B2B transactions can be a primary source of potential friction within a company. However, businesses are increasingly discovering solutions through collaboration. When suppliers, buyers, and solution providers collaborate, they are working together to remove friction from the end-to-end P2P process.
Strengthening the Buyer-Supplier Relationship
This past year has seen an acceleration in the technology that provides a platform for companies to interact with suppliers and their customers. Working together to implement solutions that provide value to both the buy-side and sell-side of the equation, buyers and suppliers achieve insight to working capital that was not previously possible. The main reason is visibility. Collaborating primarily through digitization, buyers and suppliers — with platforms provided by third-party solutions providers — are able to instantaneously organize and access account information. The total cost of the buyer-supplier relationship is no longer only about the pricing of goods and services. It’s about the pricing and processing of transactions.
Building the Digital Supply Network
Digitization has the power to transform that relationship, but only if the parties work together to apply what they learn from the data. A digital supply network between buyers and suppliers accumulates data on crucial elements of the P2P cycle, like the status of invoices and supplier payments, procurement pricing, payment terms, and discounts. Reams of supporting data and documents validate the transactions, in addition to providing connectivity among buyers and suppliers that makes it easier to streamline how buyers and suppliers “talk” to one another.
Additionally, one of the major barriers to collaboration has been the pre-existing business siloes within a company. Procurement, finance, and accounts payable have tended to follow their own agendas and pursue their own goals. That has often worked at cross-purposes to overall corporate goals and initiatives. But, thankfully, these silos begin to dissolve when the entire purchasing cycle is brought online.

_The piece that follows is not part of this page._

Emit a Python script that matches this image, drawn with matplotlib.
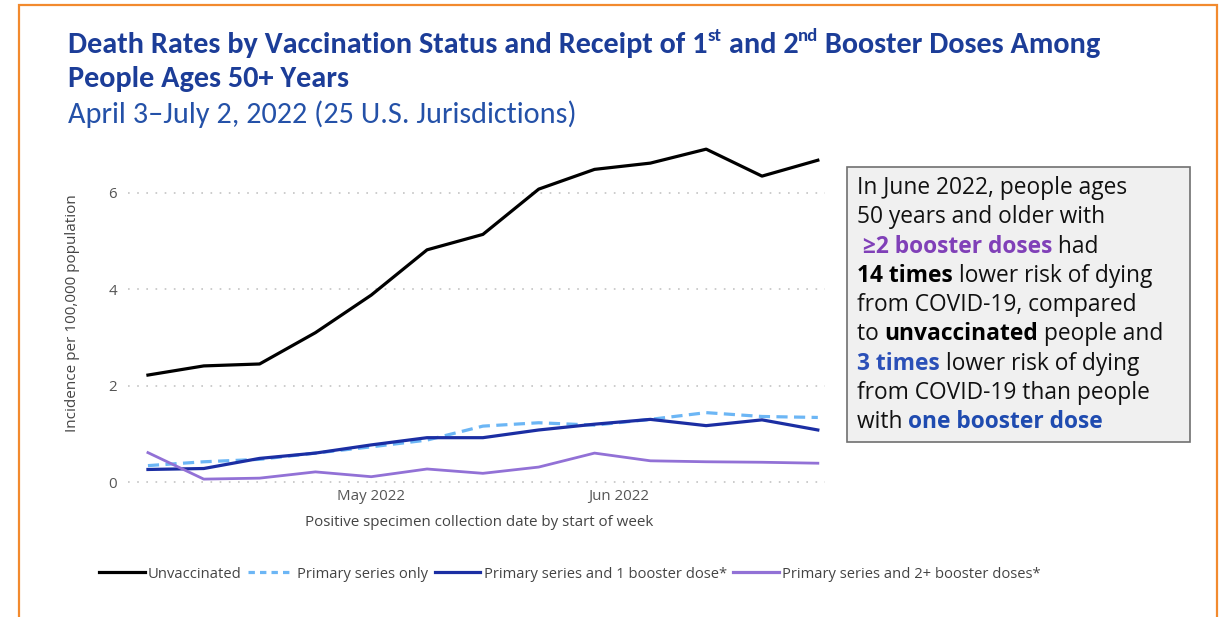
import matplotlib
matplotlib.use("Agg")
import matplotlib.pyplot as plt
from matplotlib import font_manager
from matplotlib.patches import Rectangle
from matplotlib.lines import Line2D
import pandas as pd

# ---------------- data ----------------
week_start = pd.date_range("2022-04-03", periods=13, freq="7D")
unvaccinated = [2.22, 2.41, 2.45, 3.10, 3.88, 4.82, 5.14, 6.08, 6.49, 6.62, 6.91, 6.35, 6.68]
primary_only = [0.34, 0.42, 0.47, 0.60, 0.73, 0.87, 1.16, 1.23, 1.18, 1.30, 1.44, 1.36, 1.34]
one_booster = [0.26, 0.28, 0.49, 0.60, 0.77, 0.92, 0.92, 1.08, 1.20, 1.30, 1.17, 1.29, 1.08]
two_booster = [0.61, 0.06, 0.08, 0.21, 0.11, 0.27, 0.18, 0.31, 0.60, 0.44, 0.42, 0.41, 0.39]
series_labels = ["Unvaccinated", "Primary series only",
                 "Primary series and 1 booster dose*", "Primary series and 2+ booster doses*"]
y_ticks = [0, 2, 4, 6]
x_tick_dates = ["2022-05-01", "2022-06-01"]
x_tick_labels = ["May 2022", "Jun 2022"]

# ---------------- fonts ----------------
avail = {f.name for f in font_manager.fontManager.ttflist}
def pick(*names):
    for n in names:
        if n in avail:
            return n
    return "DejaVu Sans"
NARROW = pick("Carlito", "Liberation Sans Narrow", "Roboto Condensed", "Liberation Sans")
BODY = pick("Open Sans", "Noto Sans", "DejaVu Sans")

W, H = 1225, 617
fig = plt.figure(figsize=(W / 100, H / 100), dpi=100)
fig.patch.set_facecolor("white")
renderer = fig.canvas.get_renderer()

def fx(px):
    return px / W

def fy(py):
    return 1 - py / H

# ---------------- axes ----------------
ax_top, ax_bot, ax_l, ax_r = 140, 485, 128, 825
ax = fig.add_axes([fx(ax_l), fy(ax_bot), fx(ax_r) - fx(ax_l), (ax_bot - ax_top) / H])
ppu = 48.17
ax.set_ylim(-(ax_bot - 482) / ppu, (482 - ax_top) / ppu)
day = pd.Timedelta(days=1)
ax.set_xlim(week_start[0] - 2.5 * day, week_start[-1] + 0.9 * day)

ax.plot(week_start, unvaccinated, color="#000000", lw=2.3, zorder=3)
ax.plot(week_start, primary_only, color="#6cb6f5", lw=2.3, dashes=(3.5, 2), zorder=3)
ax.plot(week_start, one_booster, color="#1b2ea3", lw=2.3, zorder=4)
ax.plot(week_start, two_booster, color="#9271d6", lw=2.0, zorder=5)

for s in ax.spines.values():
    s.set_visible(False)
ax.set_yticks(y_ticks)
ax.set_yticklabels([str(v) for v in y_ticks], fontfamily=BODY, fontsize=10.8, color="#555555")
ax.set_xticks(pd.to_datetime(x_tick_dates))
ax.set_xticklabels(x_tick_labels, fontfamily=BODY, fontsize=10.8, color="#555555")
ax.tick_params(axis="both", length=0)
ax.tick_params(axis="y", pad=8)
ax.tick_params(axis="x", pad=3)
ax.grid(axis="y", color="#c4c4c4", lw=1.2, linestyle=(0, (1, 4.5)))
ax.grid(axis="x", visible=False)
ax.set_axisbelow(True)

fig.text(fx(73), fy(313), "Incidence per 100,000 population", rotation=90,
         ha="center", va="center", fontfamily=BODY, fontsize=11, color="#444444")
fig.text(fx(479), fy(523), "Positive specimen collection date by start of week",
         ha="center", va="center", fontfamily=BODY, fontsize=10.9, color="#444444")

# ---------------- segmented text helper ----------------
def width_px(txt, props):
    t = fig.text(0, 0, txt + "|", **props)
    w1 = t.get_window_extent(renderer).width
    t.set_text("|")
    w2 = t.get_window_extent(renderer).width
    t.remove()
    return w1 - w2

def seg_line(x_px, base_y, segs, base):
    x = x_px
    for txt, kw in segs:
        props = dict(base)
        props.update(kw)
        dy = props.pop("lift", 0)
        fig.text(fx(x), fy(base_y - dy), txt, ha="left", va="baseline", **props)
        x += width_px(txt, props)
    return x

# ---------------- title ----------------
tcol = "#1c3d98"
tb = dict(fontfamily=NARROW, fontsize=21.8, fontweight="bold", color=tcol)
sup = dict(fontsize=13.5, lift=12)
seg_line(68, 53, [("Death Rates by Vaccination Status and Receipt of 1", {}),
                  ("st", sup), (" and 2", {}), ("nd", sup),
                  (" Booster Doses Among", {})], tb)
seg_line(68, 87, [("People Ages 50+ Years", {})], tb)
seg_line(68, 123, [("April 3\u2013July 2, 2022 (25 U.S. Jurisdictions)", {})],
         dict(fontfamily=NARROW, fontsize=21.8, color="#2451a8"))

# ---------------- annotation box ----------------
fig.patches.append(Rectangle((fx(847), fy(442)), fx(1190) - fx(847), (442 - 167) / H,
                             transform=fig.transFigure, facecolor="#f0f0f0",
                             edgecolor="#707070", lw=1.2, zorder=1))
ab = dict(fontfamily=[BODY, "DejaVu Sans"], fontsize=16.4, color="#111111", zorder=2)
lines = [
    [("In June 2022, people ages", {})],
    [("50 years and older with", {})],
    [(" \u22652 booster doses", dict(fontweight="bold", color="#8040b8")), (" had", {})],
    [("14 times", dict(fontweight="bold", color="#000000")), (" lower risk of dying", {})],
    [("from COVID-19, compared", {})],
    [("to ", {}), ("unvaccinated", dict(fontweight="bold", color="#000000")), (" people and", {})],
    [("3 times", dict(fontweight="bold", color="#2b50b8")), (" lower risk of dying", {})],
    [("from COVID-19 than people", {})],
    [("with ", {}), ("one booster dose", dict(fontweight="bold", color="#1f4bb0"))],
]
y0 = 194
for i, segs in enumerate(lines):
    seg_line(857, y0 + i * 29.3, segs, ab)

# ---------------- legend ----------------
handles = [Line2D([], [], color="#000000", lw=2.3),
           Line2D([], [], color="#6cb6f5", lw=2.3, dashes=(2, 1.6)),
           Line2D([], [], color="#1b2ea3", lw=2.3),
           Line2D([], [], color="#9271d6", lw=2.3)]
fig.legend(handles, series_labels, loc="center left", bbox_to_anchor=(fx(99), fy(574)),
           ncol=4, frameon=False, borderaxespad=0, borderpad=0,
           handlelength=3.1, handletextpad=0.22, columnspacing=0.45,
           prop=dict(family=BODY, size=10.6), labelcolor="#444444")

# ---------------- outer orange frame ----------------
fig.patches.append(Rectangle((fx(19), fy(760)), fx(1217) - fx(19), (760 - 5) / H,
                             transform=fig.transFigure, fill=False,
                             edgecolor="#f28a2e", lw=1.6, zorder=0))

fig.savefig("out.png", dpi=100)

Understanding the Value of Collaboration
And it’s not just about the obvious benefits of minimizing complexity in the P2P cycle, such as controlling purchases — and indirect spend, specifically — centralizing accounts payable data and eliminating data errors. Everything that comprises the P2P cycle, from POs to invoices to payments, is now capable of being done electronically. Collaboration enables businesses to focus on the ease of doing business overall, in order to foster better and stronger B2B relationships — relationships that are based on the fact that each stakeholder has an investment in ensuring the process works quickly, efficiently, and accurately. The power of organized and accessible data that results from collaboration empowers decision makers. Armed with the data they need regarding their businesses’ upcoming profitability and expenses, they can make the decisions that will build their companies’ growth and success.